El asfalto nos permitió ganar en salubridad; respetó los árboles de siempre y las acacias de la acera de la escuela; puso bancos y farolas, porque las luces de antes eran, si no objetivo prioritario, daños colaterales de las piedras, y se llevó las canteas con sus cantos a otra parte ¡Ya parecía que vivíamos en una calle!

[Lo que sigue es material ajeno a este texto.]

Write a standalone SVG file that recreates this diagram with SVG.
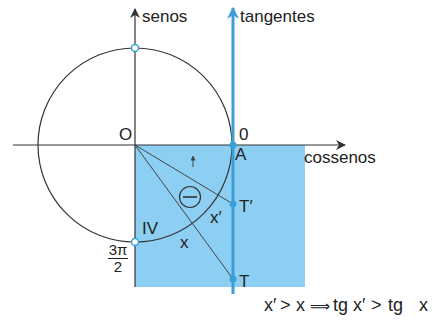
<svg xmlns="http://www.w3.org/2000/svg" width="437" height="325" viewBox="0 0 437 325">
<style>
text{font-family:"Liberation Sans",Arial,sans-serif;fill:#222}
.lbl{font-size:17px}
.ax{stroke:#333;stroke-width:1.2;fill:none}
.thin{stroke:#444;stroke-width:1;fill:none}
</style>
<defs>
<marker id="ad" viewBox="0 0 10 10" refX="9" refY="5" markerWidth="10" markerHeight="10" markerUnits="userSpaceOnUse" orient="auto"><path d="M0,0 L10,5 L0,10 L3,5 Z" fill="#333"/></marker>
<marker id="ab" viewBox="0 0 10 10" refX="9" refY="5" markerWidth="12" markerHeight="12" markerUnits="userSpaceOnUse" orient="auto"><path d="M0,0 L10,5 L0,10 L3,5 Z" fill="#3a9fd9"/></marker>
<marker id="as" viewBox="0 0 10 10" refX="9" refY="5" markerWidth="5" markerHeight="5" markerUnits="userSpaceOnUse" orient="auto"><path d="M0,0 L10,5 L0,10 Z" fill="#444"/></marker>
</defs>
<rect x="135" y="145" width="170" height="142" fill="#8dcff2"/>
<g id="connectors">
<line class="ax" x1="13" y1="145" x2="345" y2="145" marker-end="url(#ad)"/>
<line class="ax" x1="135" y1="287" x2="135" y2="9" marker-end="url(#ad)"/>
<circle class="ax" cx="135" cy="145" r="97"/>
<line class="thin" x1="135" y1="145" x2="233" y2="204"/>
<line class="thin" x1="135" y1="145" x2="233" y2="279"/>
<line class="thin" x1="193" y1="167" x2="193" y2="156" marker-end="url(#as)"/>
<line x1="233" y1="294" x2="233" y2="8" stroke="#3a9fd9" stroke-width="3" marker-end="url(#ab)"/>
</g>
<g id="points">
<circle cx="135" cy="48" r="3.5" fill="#fff" stroke="#3a9fd9" stroke-width="1.5"/>
<circle cx="135" cy="242" r="3.5" fill="#fff" stroke="#3a9fd9" stroke-width="1.5"/>
<circle cx="233" cy="145" r="3.5" fill="#3a9fd9"/>
<circle cx="233" cy="204" r="3.5" fill="#3a9fd9"/>
<circle cx="233" cy="279" r="3.5" fill="#3a9fd9"/>
</g>
<g id="minus">
<circle cx="190" cy="197" r="10.5" fill="none" stroke="#333" stroke-width="1.2"/>
<line x1="183" y1="197" x2="197" y2="197" stroke="#333" stroke-width="1.6"/>
</g>
<g id="labels">
<text class="lbl" x="142" y="22" font-size="18">senos</text>
<text class="lbl" x="240" y="22" font-size="18">tangentes</text>
<text class="lbl" x="304" y="163" font-size="18">cossenos</text>
<text class="lbl" x="119" y="140">O</text>
<text class="lbl" x="239" y="140">0</text>
<text class="lbl" x="235" y="160">A</text>
<text class="lbl" x="239" y="212">T′</text>
<text class="lbl" x="239" y="287">T</text>
<text class="lbl" x="210" y="223" font-size="18">x′</text>
<text class="lbl" x="180" y="248" font-size="18">x</text>
<text class="lbl" x="142" y="234">IV</text>
<text x="118" y="255" font-size="15" text-anchor="middle">3π</text>
<line x1="108" y1="258.5" x2="128" y2="258.5" stroke="#222" stroke-width="1"/>
<text x="118" y="272" font-size="15" text-anchor="middle">2</text>
</g>
<g id="formula">
<text y="311" font-size="18"><tspan x="264">x′</tspan><tspan x="280">&gt;</tspan><tspan x="296">x</tspan><tspan x="310" font-size="14">⟹</tspan><tspan x="333">tg</tspan><tspan x="353">x′</tspan><tspan x="371">&gt;</tspan><tspan x="388">tg</tspan><tspan x="419">x</tspan></text>
</g>
</svg>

No muchos años después, el asfalto llegó a Porto de Sanabria, justo cuando yo era una de los tres maestros que había. Los caminos que bajaban del monte atravesando el pueblo eran regatos por los que había que andar con katiuskas en el invierno; donde las piedras se confundían con los sapos en primavera; donde si pasaban las vacas, había que ceder el paso según los cuernos. Todo muy agreste, típico, etnográfico y precioso, y hasta divertido para los maestros que pasábamos allí unos años enseñando que las calles tenían dos partes: acera y calzada ¡ja! Pero donde no podía subir ni una silla de ruedas, ni un coche hasta las calles de arriba, ni el butanero; ni una ambulancia si se necesitaba.

Cuando llegó el asfalto a Porto -a la carretera aún no ha llegado su arreglo- también se colocaron las primeras farolas de alumbrado público, porque antes nos alumbrábamos con linternas por las noches, pese a producir miles o millones de kilovatios es su término municipal. Yo creo que se pusieron contentos.

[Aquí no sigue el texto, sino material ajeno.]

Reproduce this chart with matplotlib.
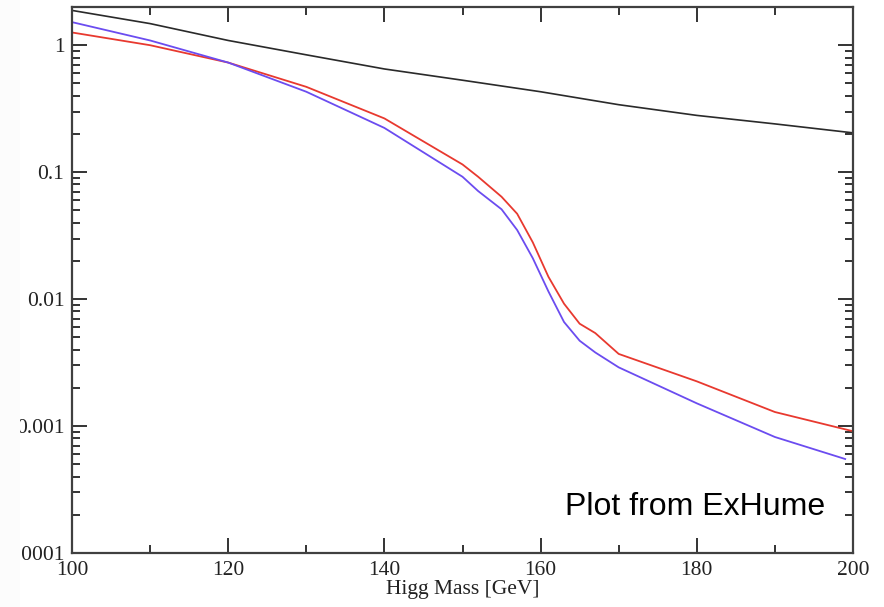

Como se pondrían contentos los vecinos y los miles de personas que han firmado para que se asfalte el camino entre Monumenta y Argañín. Porque cuando llegue el asfalto podrán recorrer poco más de 3 kilómetros para encontrarse en lugar de los 17 de ahora, y se abrirá un nuevo acceso a los Arribes del Duero para todos. El camino de tierra no es transitable casi ni andando, porque el paso de los vehículos lo destroza.

Y no sólo está el caso de este camino, sino que son muchos los pueblos de Zamora que piden obras de asfaltado en los planes que reparte la Diputación, porque les pasa lo mismo que a los vecinos de mi calle, los vecinos de Porto y los de todos los pueblos: ¡se ponen contentos con el asfalto!

Pero no son personas sin idea política o idea de ciudad por querer pavimentar las calles del pueblo en lugar de ir por verdes veredas, o por querer que el agua potable llegue a su casa en lugar de ir por ella a la fuente clara del monte, o porque la luz de las farolas no les deje ver el cielo estrellado.

Porque hay asfalto y política que rompe las barreras arquitectónicas y sociales: que acerca barrios, pueblos, desarrollo social y clases. Y luego está ese otro asfalto y política que arrasa los espacios medioambientales, cubre los valles de embalses y especula con los espacios y los lugares de esparcimiento.

El asfalto, como cualquier actividad, es política. Por eso en Zamora hemos apostado por el humilde asfalto que acerca y rompe barreras: por el que intenta hacer de un barrio una zona igual que la del centro; por el que lleva los servicios básicos a la gente y a los pueblos, y por el que los une y los acerca.